Scholarship and silliness found on Phi Beta Friday

By Aspen Daniels & Nick Krause

Samuel Pate, above, performs Marc Antony’s famous Shakespearian monologue in honor of Phi Beta Friday. Photo credit Ellen Rogers.

The University of Dallas Chapter of the Phi Beta Kappa Society, the Eta Chapter of Texas, celebrated the liberal arts Friday, March 24, with a roundtable discussion, poetry recitations, science presentations, musical and dramatic performances, and even a game of live chess on the Mall.

The five Phi Beta Friday event coordinators were senior Phi Beta Kappa members Elizabeth LaFrance, Emma Chaplin, Chrissy Craig, Mike Woodrum and Molly Wierman, with assistance from drama professor Stefan Novinski, president of the Eta Chapter.

“[It was] crazy, wonderful silliness and scholarship yoked together in a day,” Novinski said of the celebration.

“It’s a bunch of nerds coming together to have a good time,” Craig added.

The goal of Phi Beta Friday was for professors and students to share their love of the liberal arts  in a non-academic setting with both frivolity and gravitas, says Novinski.
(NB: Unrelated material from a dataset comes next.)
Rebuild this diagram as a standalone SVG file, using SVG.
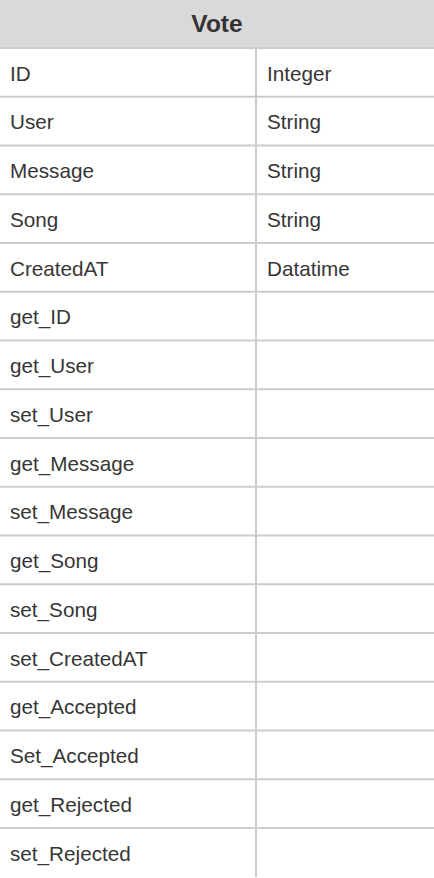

“We don’t take ourselves seriously, but we take our pursuits very seriously,” Novinski said.

Phi Beta Kappa’s celebration began with a roundtable discussion about Russia and its contribution to the liberal arts community, which represents a unique blend of East and West.

Senior Emily Gams joined professors Irina Rodriguez, Dr. Matthew Post and Dr. Bainard Cowan. The discussion was moderated by Woodrum and focused on Russia’s literary and political eccentricity as neither Western nor Eastern.

All participants emphasized Russia’s exceptional national character, especially in relation to suffering, which Russians seem to peaceably integrate into their lives.

Because of the morning rain , the music and science departments used the shelter of Haggar to demonstrate musical and scientific experiments.

In the Gorman Faculty Lounge, senior Wierman moderated a poetry recital in which professors and students shared their original compositions as well as famous works in a wide variety of languages. Rodriguez read a patriotic poem in her native Ukrainian.

Virginia Misko, a sophomore who attended the poetry recitals, commented on Rodriguez’s passion.

“She [put] her heart and soul into it,” Misko said.

All the participants, who took advantage of the opportunity to share their favorite pieces, shared this passion.

Following the poetry recitals, a live chess match was played between freshman Adam Jace and mathematics professor Dr. John Osoinach on the Mall.

The theme of the match was humanities versus sciences, with members of each field representing pieces on the board.

Dr. Daniel Burns of the politics department and Dr. Paul Phillips of the math department served as the kings.

Eventually, a startling rook-bishop capture spelled the end of the sciences.

Jace would later credit his victory to his Sicilian Defense opening and the overextended pawn structure of his opponent.

Phi Beta Friday ended with a dramatic trip through the Core, moderated by LaFrance, from Homer and Aristophanes through the medieval play “Mankind” and Shakespeare soliloquies, ending with a live trailer from the upcoming Mainstage, “The Liar” adapted from Corneille.

The performances included the confrontation between Agamemnon and Achilles from Homer’s “Iliad”, played by Novinski and English professor Dr. Kevin Saylor, respectively. The latter ended the epic encounter by pounding his chest and striding away in mock rage to the applause of the large crowd gathered on the Mall.

Later, seniors Mary Shannon McFall and Michael Simmons gave a hilarious rendition of Aristophanes’ “Clouds,” which kept the crowd in stitches.

In a different vein, junior Samuel Pate delivered the funeral oration of Mark Antony from Shakespeare’s “Julius Caesar” from the Haggar balcony in a voice so cracked with grief one would have thought his best friend really was in the coffin. This was just one of the many talented soliloquies performed.

Of course, one can’t have a trip through the Core without the furies fom Aeschylus’ “Eumenides.” Senior Rachel Polzer played Athena, and a group of students dressed in black ran through the crowd, screaming in chorus for the blood of Orestes.

The grand finale was a swordfight from the upcoming Mainstage between senior Ed Houser and Pate. Speakers on the Mall played dramatic music as they swaggered toward each other, mock swords drawn.

“It was engaging,” sophomore Genny Jenkins said. “I loved the facial expressions, the playfulness in the swordplay.”

For Jenkins, the beauty of the drama was that it personified the [intensity] of the Core.

Following the event’s success, Novinski hopes that Phi Beta Friday will continue to grow and become another beloved UD tradition.